**Instructions to follow:**
Set down the data below without change, skipping the pictures it holds.

····················

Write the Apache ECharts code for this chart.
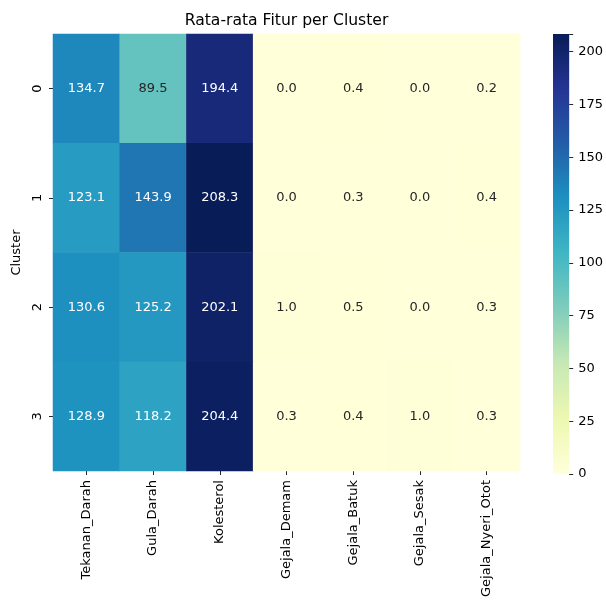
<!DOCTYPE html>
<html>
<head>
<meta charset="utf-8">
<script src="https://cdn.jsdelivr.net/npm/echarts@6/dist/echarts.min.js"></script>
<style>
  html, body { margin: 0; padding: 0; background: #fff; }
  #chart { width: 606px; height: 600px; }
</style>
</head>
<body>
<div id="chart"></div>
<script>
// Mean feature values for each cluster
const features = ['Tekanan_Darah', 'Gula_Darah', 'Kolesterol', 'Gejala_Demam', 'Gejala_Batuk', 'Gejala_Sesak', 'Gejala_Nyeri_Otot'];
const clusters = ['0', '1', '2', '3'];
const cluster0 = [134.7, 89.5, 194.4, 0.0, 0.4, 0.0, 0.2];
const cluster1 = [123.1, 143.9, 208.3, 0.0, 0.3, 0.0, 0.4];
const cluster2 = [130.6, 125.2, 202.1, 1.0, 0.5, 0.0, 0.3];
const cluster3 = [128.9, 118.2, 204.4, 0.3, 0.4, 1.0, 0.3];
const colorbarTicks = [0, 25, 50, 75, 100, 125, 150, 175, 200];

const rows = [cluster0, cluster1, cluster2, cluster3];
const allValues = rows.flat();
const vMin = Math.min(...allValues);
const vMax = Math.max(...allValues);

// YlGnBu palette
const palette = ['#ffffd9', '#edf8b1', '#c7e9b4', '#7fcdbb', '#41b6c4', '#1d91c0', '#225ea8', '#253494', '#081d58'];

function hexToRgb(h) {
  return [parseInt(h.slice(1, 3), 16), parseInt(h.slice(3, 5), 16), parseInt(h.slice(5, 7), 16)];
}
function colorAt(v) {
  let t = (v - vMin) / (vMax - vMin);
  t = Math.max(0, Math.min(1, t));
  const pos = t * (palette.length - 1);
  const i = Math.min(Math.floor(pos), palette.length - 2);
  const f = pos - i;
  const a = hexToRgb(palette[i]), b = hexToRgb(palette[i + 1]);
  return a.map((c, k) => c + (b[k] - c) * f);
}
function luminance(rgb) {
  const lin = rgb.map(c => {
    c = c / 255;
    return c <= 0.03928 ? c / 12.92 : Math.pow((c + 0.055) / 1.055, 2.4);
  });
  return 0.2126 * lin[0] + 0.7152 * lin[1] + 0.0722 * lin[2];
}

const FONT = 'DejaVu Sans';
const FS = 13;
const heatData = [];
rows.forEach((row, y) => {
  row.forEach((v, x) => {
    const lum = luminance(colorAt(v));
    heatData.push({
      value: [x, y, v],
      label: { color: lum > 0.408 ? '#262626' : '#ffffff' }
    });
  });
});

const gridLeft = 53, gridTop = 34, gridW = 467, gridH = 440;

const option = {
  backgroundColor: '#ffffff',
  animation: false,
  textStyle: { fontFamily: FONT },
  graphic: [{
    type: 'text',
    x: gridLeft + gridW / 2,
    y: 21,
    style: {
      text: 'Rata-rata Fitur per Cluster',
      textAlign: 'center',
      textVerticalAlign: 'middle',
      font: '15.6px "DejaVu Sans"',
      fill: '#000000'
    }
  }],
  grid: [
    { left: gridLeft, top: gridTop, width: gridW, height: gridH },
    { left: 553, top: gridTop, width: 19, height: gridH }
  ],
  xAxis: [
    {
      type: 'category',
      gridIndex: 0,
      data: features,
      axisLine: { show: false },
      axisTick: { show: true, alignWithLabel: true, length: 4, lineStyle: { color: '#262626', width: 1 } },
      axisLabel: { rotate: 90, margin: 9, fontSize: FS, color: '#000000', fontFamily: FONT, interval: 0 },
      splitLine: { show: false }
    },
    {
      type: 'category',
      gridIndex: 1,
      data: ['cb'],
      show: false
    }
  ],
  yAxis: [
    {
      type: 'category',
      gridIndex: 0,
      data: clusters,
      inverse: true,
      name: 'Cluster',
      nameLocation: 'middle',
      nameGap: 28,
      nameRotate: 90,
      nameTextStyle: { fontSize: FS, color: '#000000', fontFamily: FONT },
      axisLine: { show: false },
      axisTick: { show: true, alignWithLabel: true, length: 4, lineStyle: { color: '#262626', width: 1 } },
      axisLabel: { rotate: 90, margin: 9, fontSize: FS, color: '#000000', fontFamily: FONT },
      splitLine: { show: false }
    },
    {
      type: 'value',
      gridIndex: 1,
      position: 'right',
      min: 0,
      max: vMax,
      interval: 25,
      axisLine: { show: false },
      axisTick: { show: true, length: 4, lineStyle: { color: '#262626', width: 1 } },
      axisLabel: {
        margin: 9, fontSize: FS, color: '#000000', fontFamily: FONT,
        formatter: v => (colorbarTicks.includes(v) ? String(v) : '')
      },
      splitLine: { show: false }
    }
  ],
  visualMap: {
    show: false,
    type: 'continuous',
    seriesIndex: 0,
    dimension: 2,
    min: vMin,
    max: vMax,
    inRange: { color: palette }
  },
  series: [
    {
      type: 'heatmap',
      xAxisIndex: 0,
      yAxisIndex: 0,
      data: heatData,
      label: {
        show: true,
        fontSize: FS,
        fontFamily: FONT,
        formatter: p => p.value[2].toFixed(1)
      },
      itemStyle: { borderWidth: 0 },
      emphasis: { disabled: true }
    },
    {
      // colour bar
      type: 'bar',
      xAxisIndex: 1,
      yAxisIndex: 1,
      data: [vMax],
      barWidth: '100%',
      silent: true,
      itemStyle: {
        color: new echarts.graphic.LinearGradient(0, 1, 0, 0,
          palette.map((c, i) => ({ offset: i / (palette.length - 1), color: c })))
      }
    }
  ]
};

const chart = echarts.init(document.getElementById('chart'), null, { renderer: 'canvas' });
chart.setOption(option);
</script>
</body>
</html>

····················

**Result below:**
Write the Apache ECharts code for this chart.
<!DOCTYPE html>
<html>
<head>
<meta charset="utf-8">
<script src="https://cdn.jsdelivr.net/npm/echarts@6/dist/echarts.min.js"></script>
<style>
  html, body { margin: 0; padding: 0; background: #fff; }
  #chart { width: 606px; height: 600px; }
</style>
</head>
<body>
<div id="chart"></div>
<script>
// Mean feature values for each cluster
const features = ['Tekanan_Darah', 'Gula_Darah', 'Kolesterol', 'Gejala_Demam', 'Gejala_Batuk', 'Gejala_Sesak', 'Gejala_Nyeri_Otot'];
const clusters = ['0', '1', '2', '3'];
const cluster0 = [134.7, 89.5, 194.4, 0.0, 0.4, 0.0, 0.2];
const cluster1 = [123.1, 143.9, 208.3, 0.0, 0.3, 0.0, 0.4];
const cluster2 = [130.6, 125.2, 202.1, 1.0, 0.5, 0.0, 0.3];
const cluster3 = [128.9, 118.2, 204.4, 0.3, 0.4, 1.0, 0.3];
const colorbarTicks = [0, 25, 50, 75, 100, 125, 150, 175, 200];

const rows = [cluster0, cluster1, cluster2, cluster3];
const allValues = rows.flat();
const vMin = Math.min(...allValues);
const vMax = Math.max(...allValues);

// YlGnBu palette
const palette = ['#ffffd9', '#edf8b1', '#c7e9b4', '#7fcdbb', '#41b6c4', '#1d91c0', '#225ea8', '#253494', '#081d58'];

function hexToRgb(h) {
  return [parseInt(h.slice(1, 3), 16), parseInt(h.slice(3, 5), 16), parseInt(h.slice(5, 7), 16)];
}
function colorAt(v) {
  let t = (v - vMin) / (vMax - vMin);
  t = Math.max(0, Math.min(1, t));
  const pos = t * (palette.length - 1);
  const i = Math.min(Math.floor(pos), palette.length - 2);
  const f = pos - i;
  const a = hexToRgb(palette[i]), b = hexToRgb(palette[i + 1]);
  return a.map((c, k) => c + (b[k] - c) * f);
}
function luminance(rgb) {
  const lin = rgb.map(c => {
    c = c / 255;
    return c <= 0.03928 ? c / 12.92 : Math.pow((c + 0.055) / 1.055, 2.4);
  });
  return 0.2126 * lin[0] + 0.7152 * lin[1] + 0.0722 * lin[2];
}

const FONT = 'DejaVu Sans';
const FS = 13;
const heatData = [];
rows.forEach((row, y) => {
  row.forEach((v, x) => {
    const lum = luminance(colorAt(v));
    heatData.push({
      value: [x, y, v],
      label: { color: lum > 0.408 ? '#262626' : '#ffffff' }
    });
  });
});

const gridLeft = 53, gridTop = 34, gridW = 467, gridH = 440;

const option = {
  backgroundColor: '#ffffff',
  animation: false,
  textStyle: { fontFamily: FONT },
  graphic: [{
    type: 'text',
    x: gridLeft + gridW / 2,
    y: 21,
    style: {
      text: 'Rata-rata Fitur per Cluster',
      textAlign: 'center',
      textVerticalAlign: 'middle',
      font: '15.6px "DejaVu Sans"',
      fill: '#000000'
    }
  }],
  grid: [
    { left: gridLeft, top: gridTop, width: gridW, height: gridH },
    { left: 553, top: gridTop, width: 19, height: gridH }
  ],
  xAxis: [
    {
      type: 'category',
      gridIndex: 0,
      data: features,
      axisLine: { show: false },
      axisTick: { show: true, alignWithLabel: true, length: 4, lineStyle: { color: '#262626', width: 1 } },
      axisLabel: { rotate: 90, margin: 9, fontSize: FS, color: '#000000', fontFamily: FONT, interval: 0 },
      splitLine: { show: false }
    },
    {
      type: 'category',
      gridIndex: 1,
      data: ['cb'],
      show: false
    }
  ],
  yAxis: [
    {
      type: 'category',
      gridIndex: 0,
      data: clusters,
      inverse: true,
      name: 'Cluster',
      nameLocation: 'middle',
      nameGap: 28,
      nameRotate: 90,
      nameTextStyle: { fontSize: FS, color: '#000000', fontFamily: FONT },
      axisLine: { show: false },
      axisTick: { show: true, alignWithLabel: true, length: 4, lineStyle: { color: '#262626', width: 1 } },
      axisLabel: { rotate: 90, margin: 9, fontSize: FS, color: '#000000', fontFamily: FONT },
      splitLine: { show: false }
    },
    {
      type: 'value',
      gridIndex: 1,
      position: 'right',
      min: 0,
      max: vMax,
      interval: 25,
      axisLine: { show: false },
      axisTick: { show: true, length: 4, lineStyle: { color: '#262626', width: 1 } },
      axisLabel: {
        margin: 9, fontSize: FS, color: '#000000', fontFamily: FONT,
        formatter: v => (colorbarTicks.includes(v) ? String(v) : '')
      },
      splitLine: { show: false }
    }
  ],
  visualMap: {
    show: false,
    type: 'continuous',
    seriesIndex: 0,
    dimension: 2,
    min: vMin,
    max: vMax,
    inRange: { color: palette }
  },
  series: [
    {
      type: 'heatmap',
      xAxisIndex: 0,
      yAxisIndex: 0,
      data: heatData,
      label: {
        show: true,
        fontSize: FS,
        fontFamily: FONT,
        formatter: p => p.value[2].toFixed(1)
      },
      itemStyle: { borderWidth: 0 },
      emphasis: { disabled: true }
    },
    {
      // colour bar
      type: 'bar',
      xAxisIndex: 1,
      yAxisIndex: 1,
      data: [vMax],
      barWidth: '100%',
      silent: true,
      itemStyle: {
        color: new echarts.graphic.LinearGradient(0, 1, 0, 0,
          palette.map((c, i) => ({ offset: i / (palette.length - 1), color: c })))
      }
    }
  ]
};

const chart = echarts.init(document.getElementById('chart'), null, { renderer: 'canvas' });
chart.setOption(option);
</script>
</body>
</html>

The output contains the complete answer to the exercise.